### Goal
In the lines below, output everything from the first line through the line containing "at (458.5, 258)" exactly as it is. Pictures are not part of the output.
+ + + +
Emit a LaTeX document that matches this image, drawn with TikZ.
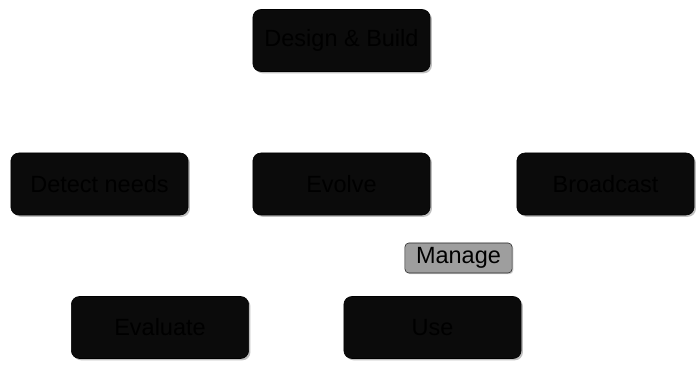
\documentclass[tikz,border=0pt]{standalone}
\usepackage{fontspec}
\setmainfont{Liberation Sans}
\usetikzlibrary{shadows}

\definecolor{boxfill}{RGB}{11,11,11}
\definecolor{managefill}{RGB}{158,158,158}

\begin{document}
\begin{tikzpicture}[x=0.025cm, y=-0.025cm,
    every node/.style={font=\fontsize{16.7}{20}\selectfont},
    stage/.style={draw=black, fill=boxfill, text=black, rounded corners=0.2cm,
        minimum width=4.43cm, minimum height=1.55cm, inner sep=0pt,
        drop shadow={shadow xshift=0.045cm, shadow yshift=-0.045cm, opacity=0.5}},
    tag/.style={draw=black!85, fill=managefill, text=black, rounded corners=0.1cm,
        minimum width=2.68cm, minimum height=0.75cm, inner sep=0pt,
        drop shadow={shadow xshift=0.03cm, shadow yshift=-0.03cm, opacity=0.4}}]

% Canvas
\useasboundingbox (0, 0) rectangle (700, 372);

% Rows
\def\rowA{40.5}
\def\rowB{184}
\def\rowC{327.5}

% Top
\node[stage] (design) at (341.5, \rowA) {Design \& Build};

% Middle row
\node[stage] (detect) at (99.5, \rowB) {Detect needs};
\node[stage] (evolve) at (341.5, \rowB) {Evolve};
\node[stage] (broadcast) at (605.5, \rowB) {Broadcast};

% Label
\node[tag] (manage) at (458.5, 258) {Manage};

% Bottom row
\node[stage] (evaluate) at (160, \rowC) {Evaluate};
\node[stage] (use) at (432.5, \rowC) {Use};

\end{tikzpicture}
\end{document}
+ + + +
### Answer for the task
Emit a LaTeX document that matches this image, drawn with TikZ.
\documentclass[tikz,border=0pt]{standalone}
\usepackage{fontspec}
\setmainfont{Liberation Sans}
\usetikzlibrary{shadows}

\definecolor{boxfill}{RGB}{11,11,11}
\definecolor{managefill}{RGB}{158,158,158}

\begin{document}
\begin{tikzpicture}[x=0.025cm, y=-0.025cm,
    every node/.style={font=\fontsize{16.7}{20}\selectfont},
    stage/.style={draw=black, fill=boxfill, text=black, rounded corners=0.2cm,
        minimum width=4.43cm, minimum height=1.55cm, inner sep=0pt,
        drop shadow={shadow xshift=0.045cm, shadow yshift=-0.045cm, opacity=0.5}},
    tag/.style={draw=black!85, fill=managefill, text=black, rounded corners=0.1cm,
        minimum width=2.68cm, minimum height=0.75cm, inner sep=0pt,
        drop shadow={shadow xshift=0.03cm, shadow yshift=-0.03cm, opacity=0.4}}]

% Canvas
\useasboundingbox (0, 0) rectangle (700, 372);

% Rows
\def\rowA{40.5}
\def\rowB{184}
\def\rowC{327.5}

% Top
\node[stage] (design) at (341.5, \rowA) {Design \& Build};

% Middle row
\node[stage] (detect) at (99.5, \rowB) {Detect needs};
\node[stage] (evolve) at (341.5, \rowB) {Evolve};
\node[stage] (broadcast) at (605.5, \rowB) {Broadcast};

% Label
\node[tag] (manage) at (458.5, 258) {Manage};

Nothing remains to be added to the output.